There was one person in the room who still stridently believed that good people giving generously could still create an effective program possible of fixing people and problems. He felt it was discouraging to think that even if we wanted to make a difference, we couldn’t be successful at it.
But almost simultaneously the rest of the room followed Mr. Yu across a bridge (he told us he wanted to be a bridge, interestingly, by the way) from P to E. From Projects to Jung.
(And I think I think you can’t get to Jung without going through projects. Something about the way God designed us.
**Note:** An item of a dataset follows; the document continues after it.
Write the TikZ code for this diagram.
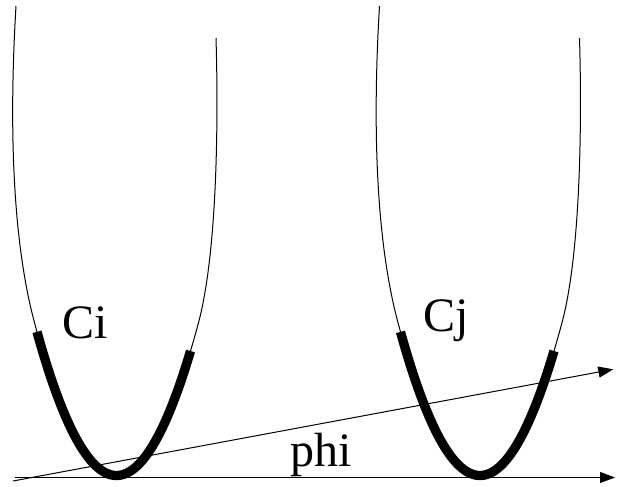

I think I think that may be what Paul is trying to get us to understand about the law, at some level.)
It’s interesting. The cause of Seoul USA relates to persecuted Christians. In Hebrews 13:3, it doesn’t talk about helping the persecuted church or supporting the persecuted church or fixing the persecuted church or healing the persecuted church. I think I think these things are necessary but not sufficient.
Hebrews 13:3 talks about remembering the persecuted church. Not recalling them. Re-membering them. Like, ‘putting ourselves back together with them.’
Remember those who are in prison as if you were their fellow prisoners, and those who are mistreated as if you yourselves were suffering.